Stated task
Take the lines from the top down to and including the one with "y_ticks = [0, 10, 20, 30, 40, 50]" and repeat them exactly. Omit images.

Dataset entries
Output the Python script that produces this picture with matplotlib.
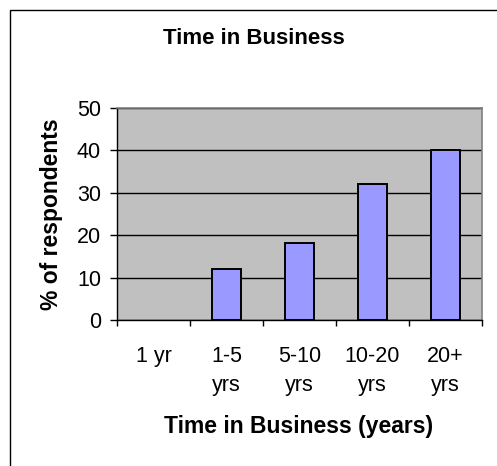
import matplotlib
matplotlib.use("Agg")
import matplotlib.pyplot as plt
from matplotlib.patches import Rectangle
import numpy as np

plt.rcParams['font.family'] = ['Liberation Sans', 'DejaVu Sans']

categories = ["1 yr", "1-5\nyrs", "5-10\nyrs", "10-20\nyrs", "20+\nyrs"]
values = [0, 12, 18.2, 32, 40]
y_ticks = [0, 10, 20, 30, 40, 50]

W, H = 497, 466
fig = plt.figure(figsize=(W / 100, H / 100), dpi=100)
fig.patch.set_facecolor('white')

# plot area in pixel coordinates
left, right, top, bottom = 117, 482, 108, 320
ax = fig.add_axes([left / W, 1 - bottom / H, (right - left) / W, (bottom - top) / H])
ax.set_facecolor('#C0C0C0')

x = np.arange(len(categories))
edges = ['black' if v > 0 else 'none' for v in values]
ax.bar(x, values, width=0.40, color='#9999FF', edgecolor=edges, linewidth=1.4, zorder=3)

ax.set_xlim(-0.5, len(categories) - 0.5)
ax.set_ylim(0, 50)
ax.set_yticks(y_ticks)
ax.set_yticklabels([str(t) for t in y_ticks], fontsize=15.5)
ax.yaxis.grid(True, color='black', linewidth=1.0, zorder=1)
ax.set_axisbelow(True)

# category boundaries carry the tick marks, centers carry the labels
ax.set_xticks(np.arange(-0.5, len(categories), 1.0))
ax.set_xticklabels([])
ax.set_xticks(x, minor=True)
ax.set_xticklabels(categories, minor=True, fontsize=15.5, linespacing=1.45)
ax.tick_params(axis='x', which='minor', length=0, pad=19)
ax.tick_params(axis='x', which='major', length=4.5, width=1, color='black', direction='out')
ax.tick_params(axis='y', length=5, width=1, color='black', direction='out', pad=6.5)

for s in ['top', 'right']:
    ax.spines[s].set_color('#808080')
    ax.spines[s].set_linewidth(1.2)
for s in ['left', 'bottom']:
    ax.spines[s].set_color('black')
    ax.spines[s].set_linewidth(1.0)

fig.text(254 / W, 1 - 38 / H, "Time in Business", ha='center', va='center',
         fontsize=16, fontweight='bold')
fig.text(52 / W, 1 - 214 / H, "% of respondents", ha='center', va='center',
         rotation=90, fontsize=16.5, fontweight='bold')
fig.text(299 / W, 1 - 427 / H, "Time in Business (years)", ha='center', va='center',
         fontsize=16.5, fontweight='bold')

# outer chart frame
fig.add_artist(Rectangle((9.5 / W, -0.1), 1.2, (H - 9.5) / H + 0.1,
                         transform=fig.transFigure, fill=False,
                         edgecolor='black', linewidth=1.0))

fig.savefig("out.png", dpi=100)
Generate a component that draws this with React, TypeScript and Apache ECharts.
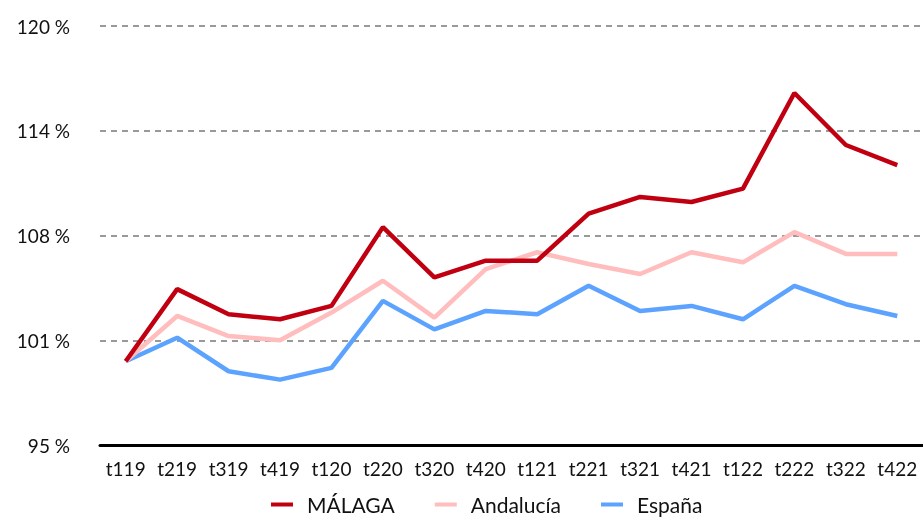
import React, { useEffect, useRef } from "react";
import * as echarts from "echarts";

const categories = ["t119","t219","t319","t419","t120","t220","t320","t420","t121","t221","t321","t421","t122","t222","t322","t422"];
const malaga = [100.0, 104.3, 102.8, 102.5, 103.3, 108.0, 105.0, 106.0, 106.0, 108.8, 109.8, 109.5, 110.3, 116.0, 112.9, 111.7];
const andalucia = [100.0, 102.7, 101.5, 101.25, 102.9, 104.8, 102.6, 105.5, 106.5, 105.8, 105.2, 106.5, 105.9, 107.7, 106.4, 106.4];
const espana = [100.0, 101.4, 99.4, 98.9, 99.6, 103.6, 101.9, 103.0, 102.8, 104.5, 103.0, 103.3, 102.5, 104.5, 103.4, 102.7];
const seriesNames = ["MÁLAGA", "Andalucía", "España"];
const colors = ["#C00010", "#FFBDBD", "#5CA2FF"];

export default function App() {
  const ref = useRef<HTMLDivElement>(null);
  useEffect(() => {
    if (!ref.current) return;
    const chart = echarts.init(ref.current, null, { renderer: "svg" });
    const font = "Lato, 'Noto Sans', sans-serif";
    const data = [malaga, andalucia, espana];
    chart.setOption({
      animation: false,
      textStyle: { fontFamily: font },
      grid: { left: 100, right: 0, top: 26, bottom: 77 },
      legend: {
        top: 494,
        left: 271,
        padding: 0,
        itemWidth: 22,
        itemHeight: 4,
        itemGap: 40,
        icon: "rect",
        textStyle: { fontSize: 21, color: "#111", fontFamily: font, padding: [0, 0, 0, 9] },
        data: seriesNames,
      },
      xAxis: {
        type: "category",
        data: categories,
        boundaryGap: true,
        axisLine: { lineStyle: { color: "#000", width: 3 } },
        axisTick: { show: false },
        axisLabel: { fontSize: 19, color: "#111", margin: 14, interval: 0, fontFamily: font },
      },
      yAxis: {
        type: "value",
        min: 95,
        max: 120,
        interval: 6.25,
        axisLine: { show: false },
        axisTick: { show: false },
        axisLabel: {
          fontSize: 19,
          color: "#111",
          margin: 30,
          fontFamily: font,
          formatter: (v: number) => Math.round(v) + " %",
        },
        splitLine: { lineStyle: { color: "#999", width: 2, type: [6, 5] } },
      },
      series: seriesNames.map((n, i) => ({
        name: n,
        type: "line",
        data: data[i],
        symbol: "none",
        z: 10 - i,
        lineStyle: { color: colors[i], width: 4.5 },
        itemStyle: { color: colors[i] },
      })),
    });
    return () => chart.dispose();
  }, []);
  return <div ref={ref} style={{ position: "fixed", left: 0, top: 0, width: 923, height: 522 }} />;
}
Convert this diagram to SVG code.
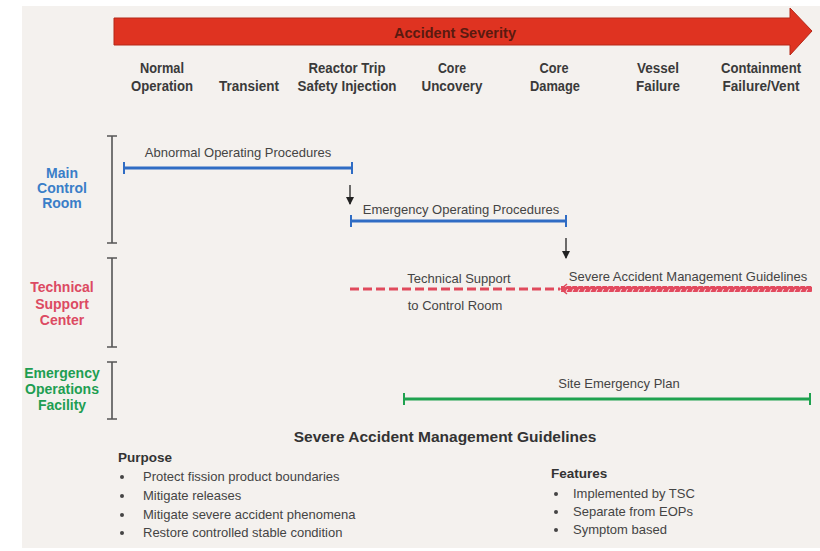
<svg xmlns="http://www.w3.org/2000/svg" width="820" height="551" viewBox="0 0 820 551">
<defs>
<style>
.hdr{font-family:"Liberation Sans",Arial,sans-serif;font-weight:bold;font-size:14.5px;fill:#3a3a3a;text-anchor:middle}
.row{font-family:"Liberation Sans",Arial,sans-serif;font-weight:bold;font-size:14px;text-anchor:middle}
.lbl{font-family:"Liberation Sans",Arial,sans-serif;font-size:13px;fill:#444}
.bold{font-family:"Liberation Sans",Arial,sans-serif;font-weight:bold;fill:#333}
.txt{font-family:"Liberation Sans",Arial,sans-serif;font-size:13px;fill:#444}
.bar{stroke:#555;stroke-width:1.6;fill:none}
.blue{stroke:#2f6cc4;stroke-width:3;fill:none}
.green{stroke:#1fa24f;stroke-width:3;fill:none}
.tick{stroke-width:2}
</style>
<pattern id="hatch" patternUnits="userSpaceOnUse" width="6" height="6">
<rect width="6" height="6" fill="#e24a5e"/>
<line x1="1.5" y1="5" x2="3.5" y2="1" stroke="#fbe6ea" stroke-width="1"/>
</pattern>
<marker id="dn" markerWidth="8" markerHeight="8" refX="7" refY="4" orient="auto" markerUnits="userSpaceOnUse">
<path d="M0,0 L8,4 L0,8 Z" fill="#222"/>
</marker>
</defs>
<rect x="0" y="0" width="820" height="551" fill="#ffffff"/>
<rect x="22" y="6" width="798" height="542" fill="#f4f1ee"/>

<g id="severity-arrow">
<path d="M114,18 L790,18 L790,8 L812,31 L790,55 L790,45 L114,45 Z" fill="#df3321" stroke="#b52818" stroke-width="1"/>
<text x="455" y="38" class="bold" style="font-size:14.5px;fill:#5a1a10" text-anchor="middle" textLength="122" lengthAdjust="spacingAndGlyphs">Accident Severity</text>
</g>

<g id="stages">
<text class="hdr" x="162" y="73" textLength="44" lengthAdjust="spacingAndGlyphs">Normal</text>
<text class="hdr" x="162" y="91" textLength="62" lengthAdjust="spacingAndGlyphs">Operation</text>
<text class="hdr" x="249" y="91" textLength="60" lengthAdjust="spacingAndGlyphs">Transient</text>
<text class="hdr" x="347" y="73" textLength="77" lengthAdjust="spacingAndGlyphs">Reactor Trip</text>
<text class="hdr" x="347" y="91" textLength="99" lengthAdjust="spacingAndGlyphs">Safety Injection</text>
<text class="hdr" x="452" y="73" textLength="28" lengthAdjust="spacingAndGlyphs">Core</text>
<text class="hdr" x="452" y="91" textLength="61" lengthAdjust="spacingAndGlyphs">Uncovery</text>
<text class="hdr" x="554" y="73" textLength="29" lengthAdjust="spacingAndGlyphs">Core</text>
<text class="hdr" x="555" y="91" textLength="50" lengthAdjust="spacingAndGlyphs">Damage</text>
<text class="hdr" x="658" y="73" textLength="42" lengthAdjust="spacingAndGlyphs">Vessel</text>
<text class="hdr" x="658" y="91" textLength="44" lengthAdjust="spacingAndGlyphs">Failure</text>
<text class="hdr" x="761" y="73" textLength="80" lengthAdjust="spacingAndGlyphs">Containment</text>
<text class="hdr" x="761" y="91" textLength="77" lengthAdjust="spacingAndGlyphs">Failure/Vent</text>
</g>

<g id="main-control-room">
<text class="row" fill="#3a7ec8" x="62" y="178">Main</text>
<text class="row" fill="#3a7ec8" x="62" y="193">Control</text>
<text class="row" fill="#3a7ec8" x="62" y="208">Room</text>
<path class="bar" d="M112,136 V243 M107,136 H117 M107,243 H117"/>
</g>

<g id="technical-support-center">
<text class="row" fill="#dc4a62" x="62" y="292">Technical</text>
<text class="row" fill="#dc4a62" x="62" y="309">Support</text>
<text class="row" fill="#dc4a62" x="62" y="325">Center</text>
<path class="bar" d="M112,258 V347 M107,258 H117 M107,347 H117"/>
</g>

<g id="emergency-operations-facility">
<text class="row" fill="#1e9e52" x="62" y="378">Emergency</text>
<text class="row" fill="#1e9e52" x="62" y="394">Operations</text>
<text class="row" fill="#1e9e52" x="62" y="410">Facility</text>
<path class="bar" d="M112,362 V419 M107,362 H117 M107,419 H117"/>
</g>

<g id="abnormal-operating-procedures">
<text class="lbl" x="238" y="157" text-anchor="middle">Abnormal Operating Procedures</text>
<path class="blue" d="M124,168 H352"/>
<path class="blue tick" d="M124,162 V174 M352,162 V174"/>
</g>

<g id="emergency-operating-procedures">
<text class="lbl" x="461" y="214" text-anchor="middle">Emergency Operating Procedures</text>
<path class="blue" d="M351,221 H566"/>
<path class="blue tick" d="M351,215 V227 M566,215 V227"/>
</g>

<g id="technical-support">
<text class="lbl" x="459" y="283" text-anchor="middle">Technical Support</text>
<text class="lbl" x="455" y="310" text-anchor="middle">to Control Room</text>
<path d="M350,289 H560" stroke="#e04a5c" stroke-width="3" stroke-dasharray="9,4" fill="none"/>
</g>

<g id="samg">
<text class="lbl" x="688" y="281" text-anchor="middle">Severe Accident Management Guidelines</text>
<rect x="561" y="286" width="251" height="6" fill="url(#hatch)"/>
<path d="M567,284 L561,289 L567,294" stroke="#e04a5c" stroke-width="1.5" fill="none"/>
</g>

<g id="site-emergency-plan">
<text class="lbl" x="619" y="388" text-anchor="middle">Site Emergency Plan</text>
<path class="green" d="M404,399 H810"/>
<path class="green tick" d="M404,393 V405 M810,393 V405"/>
</g>

<g id="connectors">
<line x1="350" y1="185" x2="350" y2="204" stroke="#222" stroke-width="1.3" marker-end="url(#dn)"/>
<line x1="566" y1="238" x2="566" y2="258" stroke="#222" stroke-width="1.3" marker-end="url(#dn)"/>
</g>

<g id="samg-notes">
<text class="bold" x="445" y="442" text-anchor="middle" style="font-size:15.5px">Severe Accident Management Guidelines</text>
<text class="bold" x="118" y="462" style="font-size:13.5px">Purpose</text>
<g class="txt">
<circle cx="122" cy="477" r="2" fill="#444"/><text x="143" y="481">Protect fission product boundaries</text>
<circle cx="122" cy="496" r="2" fill="#444"/><text x="143" y="500">Mitigate releases</text>
<circle cx="122" cy="515" r="2" fill="#444"/><text x="143" y="519">Mitigate severe accident phenomena</text>
<circle cx="122" cy="533" r="2" fill="#444"/><text x="143" y="537">Restore controlled stable condition</text>
</g>
<text class="bold" x="551" y="478" style="font-size:13.5px">Features</text>
<g class="txt">
<circle cx="556" cy="494" r="2" fill="#444"/><text x="573" y="498">Implemented by TSC</text>
<circle cx="556" cy="512" r="2" fill="#444"/><text x="573" y="516">Separate from EOPs</text>
<circle cx="556" cy="530" r="2" fill="#444"/><text x="573" y="534">Symptom based</text>
</g>
</g>
</svg>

Task answer
Output the Python script that produces this picture with matplotlib.
import matplotlib
matplotlib.use("Agg")
import matplotlib.pyplot as plt
from matplotlib.patches import Rectangle
import numpy as np

plt.rcParams['font.family'] = ['Liberation Sans', 'DejaVu Sans']

categories = ["1 yr", "1-5\nyrs", "5-10\nyrs", "10-20\nyrs", "20+\nyrs"]
values = [0, 12, 18.2, 32, 40]
y_ticks = [0, 10, 20, 30, 40, 50]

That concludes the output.